Footballer (born 1996)

Courtney James Wildin (born 30 March 1996) is a footballer who most recently played as a left-back for Southern League Premier Central side Coalville Town. Born in England, he represents the Antigua and Barbuda national team at international level.

==Club career==
===Sheffield Wednesday===
Wildin was a youth team player for Aston Villa, before joining Sheffield Wednesday as part of their development squad. In January 2016 he joined Gainsborough Trinity on loan.

In February 2016 he joined Lincoln City on loan before in March, he extended the loan until the end of the season.

He was then released by Sheffield Wednesday at the end of the season.

===Boston United===
After his release Wildin joined Boston United.

In December 2016 he joined Hednesford Town on loan before returning on completion of the month loan period. Wildin joined Corby Town on loan on 23 February 2017, and left the club again on 23 April.

===Nuneaton Town===
Wildin joined Nuneaton Town in May 2017 along with his brother, Luther Wildin In September he left the club when his contract was terminated by mutual consent.

===Nantwich Town===
In October he joined Nantwich Town.

===Coalville Town===
Wildin signed for Southern League Premier Central side Coalville Town on 9 June 2018.

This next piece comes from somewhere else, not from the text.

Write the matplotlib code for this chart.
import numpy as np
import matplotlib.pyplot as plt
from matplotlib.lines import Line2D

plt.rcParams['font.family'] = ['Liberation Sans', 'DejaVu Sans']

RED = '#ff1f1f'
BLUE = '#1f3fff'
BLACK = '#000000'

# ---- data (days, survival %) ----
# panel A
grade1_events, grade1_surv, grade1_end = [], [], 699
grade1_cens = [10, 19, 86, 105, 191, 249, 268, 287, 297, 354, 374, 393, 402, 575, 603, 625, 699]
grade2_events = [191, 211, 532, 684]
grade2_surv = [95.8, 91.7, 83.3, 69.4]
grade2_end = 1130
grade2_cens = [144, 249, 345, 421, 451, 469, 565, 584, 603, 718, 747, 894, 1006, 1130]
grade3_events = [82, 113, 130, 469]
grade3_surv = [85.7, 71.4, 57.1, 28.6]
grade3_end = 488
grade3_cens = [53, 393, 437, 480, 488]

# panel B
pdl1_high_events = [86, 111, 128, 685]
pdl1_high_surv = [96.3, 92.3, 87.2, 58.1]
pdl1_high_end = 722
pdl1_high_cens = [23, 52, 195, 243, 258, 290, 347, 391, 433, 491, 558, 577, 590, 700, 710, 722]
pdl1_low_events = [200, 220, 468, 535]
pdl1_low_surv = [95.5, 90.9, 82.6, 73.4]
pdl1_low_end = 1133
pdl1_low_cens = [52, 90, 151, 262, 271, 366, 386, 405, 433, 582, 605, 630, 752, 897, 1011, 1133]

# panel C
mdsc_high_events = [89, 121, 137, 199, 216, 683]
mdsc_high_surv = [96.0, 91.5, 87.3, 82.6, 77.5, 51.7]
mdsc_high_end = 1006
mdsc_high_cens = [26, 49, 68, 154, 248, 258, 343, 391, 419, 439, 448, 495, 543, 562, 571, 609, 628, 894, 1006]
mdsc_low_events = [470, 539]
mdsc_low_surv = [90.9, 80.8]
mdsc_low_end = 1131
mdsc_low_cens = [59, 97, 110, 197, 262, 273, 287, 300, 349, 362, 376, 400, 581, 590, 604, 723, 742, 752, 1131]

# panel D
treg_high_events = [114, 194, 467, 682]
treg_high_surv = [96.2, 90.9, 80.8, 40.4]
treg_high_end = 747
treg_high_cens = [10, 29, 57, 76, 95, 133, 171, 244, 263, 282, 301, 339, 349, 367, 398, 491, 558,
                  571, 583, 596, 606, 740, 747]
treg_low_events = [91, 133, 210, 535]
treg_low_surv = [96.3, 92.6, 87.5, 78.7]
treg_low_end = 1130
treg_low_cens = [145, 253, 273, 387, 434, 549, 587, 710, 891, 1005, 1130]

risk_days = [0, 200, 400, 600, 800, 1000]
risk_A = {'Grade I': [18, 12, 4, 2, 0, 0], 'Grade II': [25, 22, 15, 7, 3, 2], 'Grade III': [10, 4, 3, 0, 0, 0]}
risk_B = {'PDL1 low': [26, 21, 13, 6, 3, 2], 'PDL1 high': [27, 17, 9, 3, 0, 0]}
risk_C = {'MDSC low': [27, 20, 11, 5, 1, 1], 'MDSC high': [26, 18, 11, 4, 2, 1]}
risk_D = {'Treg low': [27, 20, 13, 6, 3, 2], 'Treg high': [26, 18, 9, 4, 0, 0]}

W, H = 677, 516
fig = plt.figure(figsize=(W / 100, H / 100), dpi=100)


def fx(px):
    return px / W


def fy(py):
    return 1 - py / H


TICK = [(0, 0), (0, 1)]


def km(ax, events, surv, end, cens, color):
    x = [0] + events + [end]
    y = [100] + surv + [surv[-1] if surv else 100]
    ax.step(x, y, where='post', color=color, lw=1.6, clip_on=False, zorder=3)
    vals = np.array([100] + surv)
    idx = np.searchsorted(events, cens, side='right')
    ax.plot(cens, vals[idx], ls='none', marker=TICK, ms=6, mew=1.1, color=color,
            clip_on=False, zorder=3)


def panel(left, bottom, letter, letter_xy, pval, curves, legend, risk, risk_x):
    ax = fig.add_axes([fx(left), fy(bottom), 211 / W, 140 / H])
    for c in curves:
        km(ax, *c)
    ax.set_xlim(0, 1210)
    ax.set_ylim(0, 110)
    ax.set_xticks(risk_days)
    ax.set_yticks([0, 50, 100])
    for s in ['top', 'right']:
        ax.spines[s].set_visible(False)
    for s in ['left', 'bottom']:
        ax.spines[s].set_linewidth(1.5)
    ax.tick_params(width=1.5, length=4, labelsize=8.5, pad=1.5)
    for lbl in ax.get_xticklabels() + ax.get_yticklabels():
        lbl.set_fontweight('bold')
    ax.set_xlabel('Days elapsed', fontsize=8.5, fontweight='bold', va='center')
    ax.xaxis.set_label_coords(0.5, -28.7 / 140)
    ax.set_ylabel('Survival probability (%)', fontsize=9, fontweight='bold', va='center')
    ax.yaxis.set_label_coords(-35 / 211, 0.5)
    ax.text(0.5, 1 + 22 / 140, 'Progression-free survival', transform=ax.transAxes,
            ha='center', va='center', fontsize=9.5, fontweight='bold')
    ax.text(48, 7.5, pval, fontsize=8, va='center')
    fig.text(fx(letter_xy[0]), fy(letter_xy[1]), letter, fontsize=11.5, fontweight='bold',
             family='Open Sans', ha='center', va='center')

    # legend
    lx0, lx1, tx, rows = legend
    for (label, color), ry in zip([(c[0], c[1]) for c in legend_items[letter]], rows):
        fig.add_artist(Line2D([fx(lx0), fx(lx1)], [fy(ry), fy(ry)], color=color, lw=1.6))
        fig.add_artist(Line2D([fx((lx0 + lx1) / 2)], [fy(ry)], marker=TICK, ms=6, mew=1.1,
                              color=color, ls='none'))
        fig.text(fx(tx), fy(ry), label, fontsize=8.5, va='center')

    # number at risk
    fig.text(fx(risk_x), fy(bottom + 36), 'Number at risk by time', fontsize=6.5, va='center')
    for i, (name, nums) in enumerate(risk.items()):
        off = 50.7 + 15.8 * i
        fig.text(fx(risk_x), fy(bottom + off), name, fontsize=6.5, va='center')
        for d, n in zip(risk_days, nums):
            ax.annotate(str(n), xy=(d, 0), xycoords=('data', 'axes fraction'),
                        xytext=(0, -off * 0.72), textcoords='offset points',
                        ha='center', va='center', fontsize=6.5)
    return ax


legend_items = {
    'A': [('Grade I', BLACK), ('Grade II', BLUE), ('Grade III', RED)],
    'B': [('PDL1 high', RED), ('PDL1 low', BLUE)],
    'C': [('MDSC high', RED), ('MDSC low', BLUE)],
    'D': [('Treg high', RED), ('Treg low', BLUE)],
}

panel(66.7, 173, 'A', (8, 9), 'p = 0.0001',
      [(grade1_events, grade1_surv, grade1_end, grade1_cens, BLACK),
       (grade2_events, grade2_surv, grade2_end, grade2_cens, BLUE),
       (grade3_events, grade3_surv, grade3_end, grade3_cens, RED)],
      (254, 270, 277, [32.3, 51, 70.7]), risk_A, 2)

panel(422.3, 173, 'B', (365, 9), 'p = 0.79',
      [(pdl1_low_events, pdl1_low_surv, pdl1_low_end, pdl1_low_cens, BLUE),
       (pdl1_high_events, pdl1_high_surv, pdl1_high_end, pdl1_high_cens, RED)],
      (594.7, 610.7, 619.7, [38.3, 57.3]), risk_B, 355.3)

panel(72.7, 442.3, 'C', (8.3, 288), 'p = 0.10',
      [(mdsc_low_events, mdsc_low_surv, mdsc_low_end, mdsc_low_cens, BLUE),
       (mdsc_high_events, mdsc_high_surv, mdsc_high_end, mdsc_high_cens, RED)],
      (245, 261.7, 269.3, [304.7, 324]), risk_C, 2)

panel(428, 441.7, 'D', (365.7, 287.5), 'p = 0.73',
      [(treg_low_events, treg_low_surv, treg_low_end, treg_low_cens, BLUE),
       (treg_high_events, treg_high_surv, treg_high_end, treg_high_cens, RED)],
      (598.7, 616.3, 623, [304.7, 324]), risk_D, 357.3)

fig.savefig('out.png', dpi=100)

In December 2018 he announced that he had been diagnosed with leukaemia.

==International career==
Wildin was called up by Antigua and Barbuda for the first time in May 2016 and made his full international debut as a second-half substitute on 4 June 2016 for in a Caribbean Cup qualifier against Puerto Rico.

==Personal life==
Wildin is the brother of Stevenage and fellow Antigua and Barbuda defender Luther Wildin. The beginning of December 2018 he was diagnosed with leukaemia.